> _Work to complete_
In the data, extract each line that holds the string "matplotlib".

> _Source excerpt_
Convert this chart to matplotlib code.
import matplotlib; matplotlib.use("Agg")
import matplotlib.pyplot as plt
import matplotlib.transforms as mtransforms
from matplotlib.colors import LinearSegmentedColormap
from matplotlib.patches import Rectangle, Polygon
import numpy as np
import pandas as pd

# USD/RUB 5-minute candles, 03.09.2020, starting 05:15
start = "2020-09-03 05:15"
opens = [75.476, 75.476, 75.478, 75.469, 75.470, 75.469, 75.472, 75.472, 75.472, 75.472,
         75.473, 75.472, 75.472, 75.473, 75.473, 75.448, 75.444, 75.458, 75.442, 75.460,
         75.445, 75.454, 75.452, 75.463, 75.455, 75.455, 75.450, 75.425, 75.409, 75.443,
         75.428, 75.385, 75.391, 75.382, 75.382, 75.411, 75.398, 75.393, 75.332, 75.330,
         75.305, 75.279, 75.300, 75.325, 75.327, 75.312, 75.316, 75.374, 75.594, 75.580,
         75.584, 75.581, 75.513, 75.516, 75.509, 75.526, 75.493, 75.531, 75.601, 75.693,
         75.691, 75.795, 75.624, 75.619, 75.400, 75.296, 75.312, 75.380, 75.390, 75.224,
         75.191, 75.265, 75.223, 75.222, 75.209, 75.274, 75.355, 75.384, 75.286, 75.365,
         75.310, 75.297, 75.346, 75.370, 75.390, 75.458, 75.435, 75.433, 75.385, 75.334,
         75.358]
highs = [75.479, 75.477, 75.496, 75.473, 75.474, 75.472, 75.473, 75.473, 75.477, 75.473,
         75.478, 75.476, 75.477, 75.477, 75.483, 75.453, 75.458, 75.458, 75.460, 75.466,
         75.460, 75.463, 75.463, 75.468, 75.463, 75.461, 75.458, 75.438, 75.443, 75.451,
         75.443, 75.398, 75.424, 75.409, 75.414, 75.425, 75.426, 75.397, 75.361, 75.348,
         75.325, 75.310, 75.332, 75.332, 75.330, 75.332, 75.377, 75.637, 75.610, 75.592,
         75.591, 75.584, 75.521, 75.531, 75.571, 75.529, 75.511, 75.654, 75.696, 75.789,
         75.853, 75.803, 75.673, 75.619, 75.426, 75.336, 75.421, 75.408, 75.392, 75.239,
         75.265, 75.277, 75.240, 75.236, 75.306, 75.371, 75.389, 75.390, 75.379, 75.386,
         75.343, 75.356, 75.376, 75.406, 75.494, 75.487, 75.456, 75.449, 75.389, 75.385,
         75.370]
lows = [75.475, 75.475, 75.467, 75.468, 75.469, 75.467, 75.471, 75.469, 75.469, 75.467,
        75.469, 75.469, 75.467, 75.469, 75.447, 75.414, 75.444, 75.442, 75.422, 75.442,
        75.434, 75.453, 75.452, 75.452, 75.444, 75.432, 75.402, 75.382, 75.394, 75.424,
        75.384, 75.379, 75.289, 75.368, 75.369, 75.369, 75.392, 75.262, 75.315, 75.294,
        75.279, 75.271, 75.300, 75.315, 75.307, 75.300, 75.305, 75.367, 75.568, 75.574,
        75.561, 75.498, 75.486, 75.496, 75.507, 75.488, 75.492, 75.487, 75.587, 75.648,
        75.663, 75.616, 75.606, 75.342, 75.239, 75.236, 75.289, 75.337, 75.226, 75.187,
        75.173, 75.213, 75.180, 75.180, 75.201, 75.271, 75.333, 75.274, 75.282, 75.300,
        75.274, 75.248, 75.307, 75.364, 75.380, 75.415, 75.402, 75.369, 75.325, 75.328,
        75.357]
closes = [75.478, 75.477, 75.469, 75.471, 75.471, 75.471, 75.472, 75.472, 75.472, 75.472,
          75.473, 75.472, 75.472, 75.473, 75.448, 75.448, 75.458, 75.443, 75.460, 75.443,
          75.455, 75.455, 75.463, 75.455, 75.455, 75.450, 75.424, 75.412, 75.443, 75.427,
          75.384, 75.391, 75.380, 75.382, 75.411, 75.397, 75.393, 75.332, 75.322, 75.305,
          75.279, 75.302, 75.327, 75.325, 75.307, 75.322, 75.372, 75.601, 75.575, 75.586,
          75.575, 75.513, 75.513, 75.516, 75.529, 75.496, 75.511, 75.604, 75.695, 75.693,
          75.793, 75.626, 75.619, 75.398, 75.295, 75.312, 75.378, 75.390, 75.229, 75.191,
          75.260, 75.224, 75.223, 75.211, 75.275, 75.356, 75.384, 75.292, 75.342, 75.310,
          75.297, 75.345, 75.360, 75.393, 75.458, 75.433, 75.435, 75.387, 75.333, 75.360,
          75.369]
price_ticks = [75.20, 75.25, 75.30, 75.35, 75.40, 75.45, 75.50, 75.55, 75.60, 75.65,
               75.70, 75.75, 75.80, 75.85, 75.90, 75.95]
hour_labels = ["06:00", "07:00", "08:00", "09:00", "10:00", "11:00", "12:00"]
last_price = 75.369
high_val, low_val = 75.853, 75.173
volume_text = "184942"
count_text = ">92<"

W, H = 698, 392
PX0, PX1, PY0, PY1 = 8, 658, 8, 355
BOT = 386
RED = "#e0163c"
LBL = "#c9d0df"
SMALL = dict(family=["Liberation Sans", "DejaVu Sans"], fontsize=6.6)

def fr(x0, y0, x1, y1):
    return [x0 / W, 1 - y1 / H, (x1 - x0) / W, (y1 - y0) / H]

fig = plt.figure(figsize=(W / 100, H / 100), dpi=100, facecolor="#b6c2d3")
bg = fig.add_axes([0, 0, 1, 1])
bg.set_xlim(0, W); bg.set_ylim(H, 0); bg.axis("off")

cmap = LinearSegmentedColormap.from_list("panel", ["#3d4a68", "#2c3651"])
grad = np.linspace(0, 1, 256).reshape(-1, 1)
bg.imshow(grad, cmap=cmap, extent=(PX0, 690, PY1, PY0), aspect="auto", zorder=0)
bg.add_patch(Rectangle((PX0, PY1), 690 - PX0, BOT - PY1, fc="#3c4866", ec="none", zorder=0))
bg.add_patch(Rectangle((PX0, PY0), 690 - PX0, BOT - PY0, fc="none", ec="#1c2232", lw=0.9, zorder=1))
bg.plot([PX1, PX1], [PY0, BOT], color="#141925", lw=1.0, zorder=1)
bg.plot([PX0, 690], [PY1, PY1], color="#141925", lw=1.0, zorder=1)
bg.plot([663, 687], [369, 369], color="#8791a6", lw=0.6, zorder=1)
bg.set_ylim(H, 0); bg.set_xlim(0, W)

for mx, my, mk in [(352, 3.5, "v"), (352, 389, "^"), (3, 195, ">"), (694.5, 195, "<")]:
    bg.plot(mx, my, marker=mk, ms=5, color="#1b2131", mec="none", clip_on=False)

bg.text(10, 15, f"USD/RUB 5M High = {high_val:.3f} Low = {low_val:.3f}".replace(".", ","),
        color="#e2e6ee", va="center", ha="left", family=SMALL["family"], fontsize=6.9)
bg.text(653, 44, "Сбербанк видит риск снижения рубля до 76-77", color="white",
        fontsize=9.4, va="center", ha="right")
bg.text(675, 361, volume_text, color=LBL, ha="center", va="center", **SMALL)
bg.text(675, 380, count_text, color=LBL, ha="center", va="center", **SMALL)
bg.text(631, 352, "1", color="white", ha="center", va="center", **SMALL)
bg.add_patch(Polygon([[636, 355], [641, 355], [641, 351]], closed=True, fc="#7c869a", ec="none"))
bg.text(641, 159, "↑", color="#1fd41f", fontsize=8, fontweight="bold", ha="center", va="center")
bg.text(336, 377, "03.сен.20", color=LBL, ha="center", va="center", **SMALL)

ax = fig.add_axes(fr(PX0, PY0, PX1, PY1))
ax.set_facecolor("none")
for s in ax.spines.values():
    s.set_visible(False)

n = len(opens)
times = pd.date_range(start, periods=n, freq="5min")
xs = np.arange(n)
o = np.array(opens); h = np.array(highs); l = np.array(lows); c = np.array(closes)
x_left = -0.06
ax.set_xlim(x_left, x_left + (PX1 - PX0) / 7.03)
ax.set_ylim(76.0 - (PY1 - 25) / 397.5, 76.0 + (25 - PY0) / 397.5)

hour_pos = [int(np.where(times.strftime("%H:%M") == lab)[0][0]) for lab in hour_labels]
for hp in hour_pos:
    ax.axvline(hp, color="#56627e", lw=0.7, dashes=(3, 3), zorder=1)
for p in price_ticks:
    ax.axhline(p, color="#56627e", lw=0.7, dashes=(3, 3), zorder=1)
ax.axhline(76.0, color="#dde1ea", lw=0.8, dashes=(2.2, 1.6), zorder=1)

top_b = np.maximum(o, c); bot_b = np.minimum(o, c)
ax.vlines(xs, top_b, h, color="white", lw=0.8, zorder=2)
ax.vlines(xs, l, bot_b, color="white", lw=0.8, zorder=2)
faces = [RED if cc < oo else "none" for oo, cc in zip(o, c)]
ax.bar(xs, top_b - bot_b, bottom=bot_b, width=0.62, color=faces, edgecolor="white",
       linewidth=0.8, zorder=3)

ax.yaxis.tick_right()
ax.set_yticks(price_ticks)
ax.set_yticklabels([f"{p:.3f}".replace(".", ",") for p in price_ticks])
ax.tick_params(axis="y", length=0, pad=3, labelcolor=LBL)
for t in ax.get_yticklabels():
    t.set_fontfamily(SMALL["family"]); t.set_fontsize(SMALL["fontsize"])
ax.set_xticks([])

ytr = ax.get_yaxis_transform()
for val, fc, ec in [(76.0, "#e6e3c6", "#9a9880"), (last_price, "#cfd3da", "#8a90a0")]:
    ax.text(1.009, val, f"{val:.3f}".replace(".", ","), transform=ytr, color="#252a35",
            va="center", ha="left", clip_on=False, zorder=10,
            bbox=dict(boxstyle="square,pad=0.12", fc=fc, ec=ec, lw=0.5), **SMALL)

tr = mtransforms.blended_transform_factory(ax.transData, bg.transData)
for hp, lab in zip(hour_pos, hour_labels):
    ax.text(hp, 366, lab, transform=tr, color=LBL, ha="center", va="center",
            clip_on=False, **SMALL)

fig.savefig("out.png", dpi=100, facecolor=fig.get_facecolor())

> _Exercise response_
Convert this chart to matplotlib code.
import matplotlib; matplotlib.use("Agg")
import matplotlib.pyplot as plt
import matplotlib.transforms as mtransforms
from matplotlib.colors import LinearSegmentedColormap
from matplotlib.patches import Rectangle, Polygon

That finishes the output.